When Megan Badon and her husband Ben said their wedding vows on April 27, they got emotional when the “in sickness and in health” line came up.
“Both of us had to pause. It meant so much more because we knew we were really about to go through hell,” Badon said. “It just made that day so much more meaningful because we were going into this knowing we were about to start newlywed life different from anyone else.”
Just three weeks before, Megan, 30, had been diagnosed with Stage One, triple-negative breast cancer. This type of cancer is particularly aggressive and fast-moving, and doctors told Megan she needed to start treatment immediately.
Megan had first noticed a lump in her left breast in December 2018. It wasn’t causing her pain or other problems, so she dismissed it as a possible cyst or calcium deposit. On her bachelorette trip in March, she felt tired and nauseous for “72 hours straight,” but didn’t connect the symptoms to the lump until it became extremely painful in early April.
Badon called her doctor on a Thursday and scheduled an appointment for Friday morning. The doctor recommended a mammogram and sent Badon to a nearby imaging center. There, an ultrasound was also conducted, and the technician soon called for a radiologist.
“At that point, I knew something was wrong,” Badon said. “It was probably 10 minutes before he opened his mouth and he said he wanted a biopsy. That’s when they asked if there was anybody I could call to come sit with me. I just lost it. I started bawling right there.”
Badon’s then-fiance and mother soon arrived and were there for the diagnosis. They also learned that the type of chemotherapy Badon would need would likely kill her eggs and almost certainly eliminate the possibility of her and Ben having biological children. Their option was to freeze Megan’s eggs before chemotherapy started.
“I had one day to decide if we were going to go through with fertility treatments, because they wanted to start chemo right away,” she said.
Megan and Ben consulted with Dr. Neil Chappell of Fertility Answers, and Megan began taking injections to prepare for the freezing process. She wavered at one point, since medical bills were already piling up and the treatments were becoming overwhelming. Ultimately, she decided to continue with the fertility treatments.

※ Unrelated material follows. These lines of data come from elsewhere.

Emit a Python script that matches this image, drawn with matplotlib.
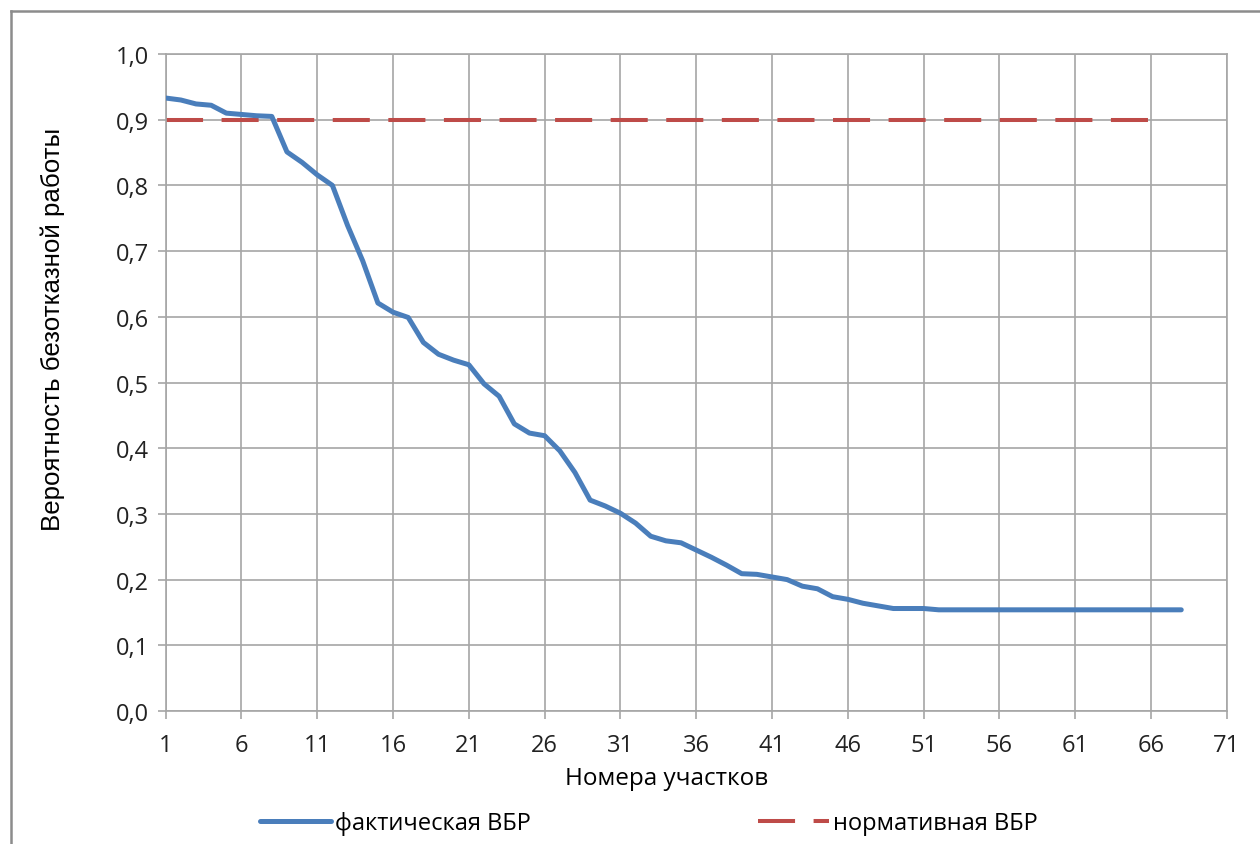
import matplotlib
matplotlib.use('Agg')
from matplotlib import pyplot as plt
from matplotlib.lines import Line2D
from matplotlib.ticker import FuncFormatter

# data
sections = list(range(1, 69))
actual = [0.933, 0.930, 0.924, 0.922, 0.910, 0.908, 0.906, 0.905, 0.851, 0.835,
          0.816, 0.800, 0.739, 0.685, 0.621, 0.607, 0.599, 0.561, 0.543, 0.534,
          0.527, 0.498, 0.479, 0.437, 0.423, 0.419, 0.396, 0.363, 0.321, 0.312,
          0.301, 0.286, 0.266, 0.259, 0.256, 0.245, 0.234, 0.222, 0.209, 0.208,
          0.204, 0.200, 0.190, 0.186, 0.174, 0.170, 0.164, 0.160, 0.156, 0.156,
          0.156, 0.154, 0.154, 0.154, 0.154, 0.154, 0.154, 0.154, 0.154, 0.154,
          0.154, 0.154, 0.154, 0.154, 0.154, 0.154, 0.154, 0.154]
norm_sections = list(range(1, 68))
norm = [0.9] * len(norm_sections)
x_ticks = list(range(1, 72, 5))
y_ticks = [i / 10 for i in range(11)]

blue = '#4A7EBB'
red = '#BE4B48'
grid_c = '#A6A6A6'
font = ['Open Sans', 'DejaVu Sans']

fig = plt.figure(figsize=(12.6, 8.45), dpi=100)
ax = fig.add_axes([0.1315, 0.1574, 0.9736 - 0.1315, 0.9349 - 0.1574])

ax.plot(sections, actual, color=blue, lw=3.6, solid_joinstyle='round',
        solid_capstyle='round', label='фактическая ВБР', zorder=3)
ax.plot(norm_sections, norm, color=red, lw=2.9, dashes=(9.2, 4.6),
        label='нормативная ВБР', zorder=2)

ax.set_xlim(1, 71)
ax.set_ylim(0, 1)
ax.set_xticks(x_ticks)
ax.set_yticks(y_ticks)
ax.yaxis.set_major_formatter(FuncFormatter(lambda v, p: f'{v:.1f}'.replace('.', ',')))
ax.grid(True, color=grid_c, lw=1.2)
ax.set_axisbelow(True)
for s in ax.spines.values():
    s.set_color(grid_c)
    s.set_linewidth(1.2)
ax.tick_params(axis='both', colors=grid_c, length=6, width=1.2, labelsize=17,
               labelcolor='#222222')
ax.tick_params(axis='x', pad=10)
ax.tick_params(axis='y', pad=6)
for lbl in ax.get_xticklabels() + ax.get_yticklabels():
    lbl.set_family(font)

ax.set_xlabel('Номера участков', fontsize=17.5, family=font)
ax.xaxis.set_label_coords(0.4725, -0.084)
ax.set_ylabel('Вероятность безотказной работы', fontsize=18.6,
              family=['Liberation Sans', 'DejaVu Sans'])
ax.yaxis.set_label_coords(-0.095, 0.583)

leg = fig.legend(loc='center', bbox_to_anchor=(0.515, 0.025), ncol=2,
                 frameon=False, prop={'family': font, 'size': 17},
                 handlelength=3.0, handletextpad=0.2, columnspacing=9.6)

# chart frame (left and top edges visible)
fig.add_artist(Line2D([11 / 1260, 11 / 1260], [0, 1 - 12 / 845],
                      transform=fig.transFigure, color='#8C8C8C', lw=1.8))
fig.add_artist(Line2D([11 / 1260, 1], [1 - 12 / 845, 1 - 12 / 845],
                      transform=fig.transFigure, color='#8C8C8C', lw=1.8))

fig.savefig('out.png', dpi=100, facecolor='white')
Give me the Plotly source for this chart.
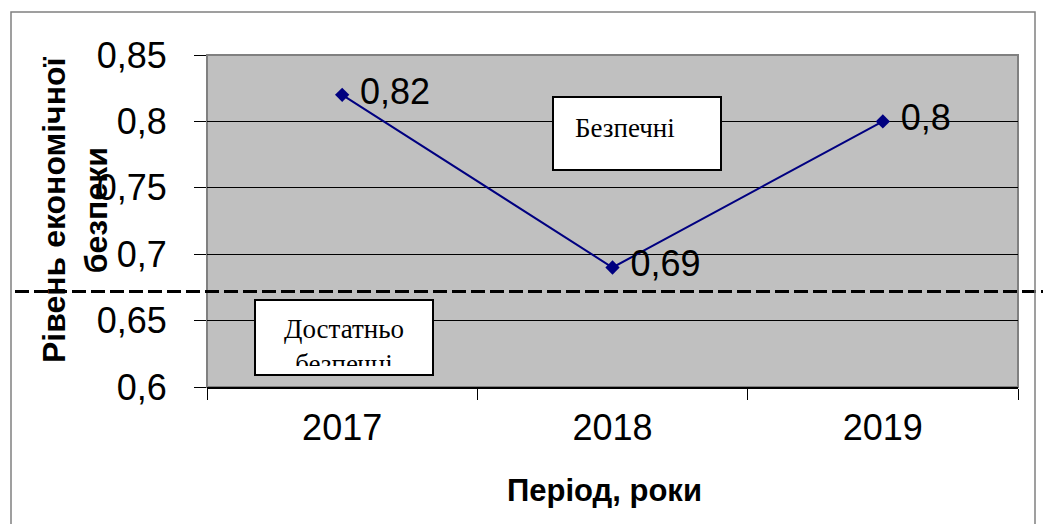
import plotly.graph_objects as go

years = ["2017", "2018", "2019"]
values = [0.82, 0.69, 0.80]
value_labels = ["\u00a00,82", "\u00a00,69", "\u00a00,8"]
threshold = 0.672
y_ticks = [0.6, 0.65, 0.7, 0.75, 0.8, 0.85]
y_tick_labels = ["0,6", "0,65", "0,7", "0,75", "0,8", "0,85"]

W, H = 1043, 524
L, R, T, B = 207, 25, 55, 137
pw = W - L - R
ph = H - T - B

def px_x(x):
    return (x - L) / pw

def px_y(y):
    return (H - B - y) / ph

fig = go.Figure()
fig.add_trace(go.Scatter(
    x=years, y=values, mode="lines+markers+text",
    line=dict(color="#000080", width=2),
    marker=dict(symbol="diamond", size=11, color="#000080"),
    text=value_labels, textposition="middle right",
    textfont=dict(family="Liberation Sans, Arial", size=36, color="black"),
    cliponaxis=False, showlegend=False,
))

shapes = [
    dict(type="line", xref="paper", yref="y", x0=px_x(15), x1=px_x(1043),
         y0=threshold, y1=threshold, line=dict(color="black", width=3, dash="14px,5px")),
    dict(type="rect", xref="paper", yref="paper", x0=0, x1=1, y0=0, y1=1,
         line=dict(color="#808080", width=2), layer="below"),
    dict(type="rect", xref="paper", yref="paper", x0=px_x(11), x1=px_x(1035),
         y0=px_y(540), y1=px_y(12), line=dict(color="#808080", width=1.5)),
    dict(type="rect", xref="paper", yref="paper", x0=px_x(553), x1=px_x(721),
         y0=px_y(170), y1=px_y(97), fillcolor="white", line=dict(color="black", width=2)),
    dict(type="rect", xref="paper", yref="paper", x0=px_x(255), x1=px_x(433),
         y0=px_y(375), y1=px_y(300), fillcolor="white", line=dict(color="black", width=2)),
]

annotations = [
    dict(text="Безпечні", xref="paper", yref="paper", x=px_x(573), y=px_y(128),
         xanchor="left", yanchor="middle", showarrow=False,
         font=dict(family="Liberation Serif, Times New Roman", size=27, color="black")),
    dict(text="Достатньо<br>безпечні", xref="paper", yref="paper", x=px_x(344), y=px_y(312),
         xanchor="center", yanchor="top", showarrow=False, height=52, width=170, valign="top",
         font=dict(family="Liberation Serif, Times New Roman", size=27, color="black")),
    dict(text="<b>Рівень економічної<br>безпеки</b>", xref="paper", yref="paper",
         x=px_x(75), y=px_y(210), xanchor="center", yanchor="middle", textangle=-90,
         showarrow=False, font=dict(family="Liberation Sans, Arial", size=32, color="black")),
    dict(text="<b>Період, роки</b>", xref="paper", yref="paper",
         x=px_x(604), y=px_y(490), xanchor="center", yanchor="middle",
         showarrow=False, font=dict(family="Liberation Sans, Arial", size=31, color="black")),
]

fig.update_layout(
    width=W, height=H,
    margin=dict(l=L, r=R, t=T, b=B, pad=0),
    paper_bgcolor="white", plot_bgcolor="#C0C0C0",
    shapes=shapes, annotations=annotations,
    font=dict(family="Liberation Sans, Arial", color="black"),
    xaxis=dict(type="category", range=[-0.5, 2.5], showgrid=False, tickson="boundaries",
               ticks="outside", ticklen=11, tickcolor="black", tickwidth=1,
               showline=True, linecolor="black", linewidth=2,
               tickfont=dict(size=36), ticklabelstandoff=8, zeroline=False),
    yaxis=dict(range=[0.6, 0.85], tickvals=y_ticks, ticktext=y_tick_labels,
               ticks="outside", ticklen=12, tickcolor="black",
               showgrid=True, gridcolor="black", gridwidth=1,
               showline=False, zeroline=False,
               tickfont=dict(size=36), ticklabelstandoff=20),
)

fig.write_html("out.html", config={"displayModeBar": False},
               post_script="document.body.style.margin='0';")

“I didn’t want to look back one day and think that I should have gone through with it,” she said. “My husband and I talked and decided we were going to push through and figure out how to pay for it later. I was doing injections for fertility 30 minutes before I walked down the aisle.”
The wedding went through smoothly, but the Badons had to postpone a honeymoon. They were married on a Saturday. Megan had surgery to insert a chemotherapy port the following Wednesday. She underwent the egg retrieval procedure on May 4 and began chemotherapy on May 7. On September 27, she rang the bell signaling her last chemo treatment.
Badon said her prognosis is good, although her type of cancer does have a higher than normal risk of reoccurring elsewhere in the body. Through Fertility Answers, they were able to freeze 14 of Megan’s eggs for when she and Ben decide to start a family. Because of the treatment, the eggs won’t be able to be implanted until at least 2021.
“He is the steady one. He’s always calm, cool and collected,” Megan said of her husband. “He never cracked at all. I don’t know how he does it. He has seen me at my very lowest. I was sicker than I’ve ever been. He’s just been my saving grace through this whole thing.”
If Badon has any regrets, it’s that she didn’t listen to herself when she first found the lump in December. Like many young women, the idea of breast cancer wasn’t on the mind of someone just turning 30.
“No matter how minor something seems, you need to get it checked,” she said. “Cancer doesn’t discriminate. It doesn’t matter what age you are or what is going on in your life. It touches who it touches. I didn’t think anything like this would ever happen to me, and in a day, my life was completely turned upside down. If something doesn’t feel right, get it checked.”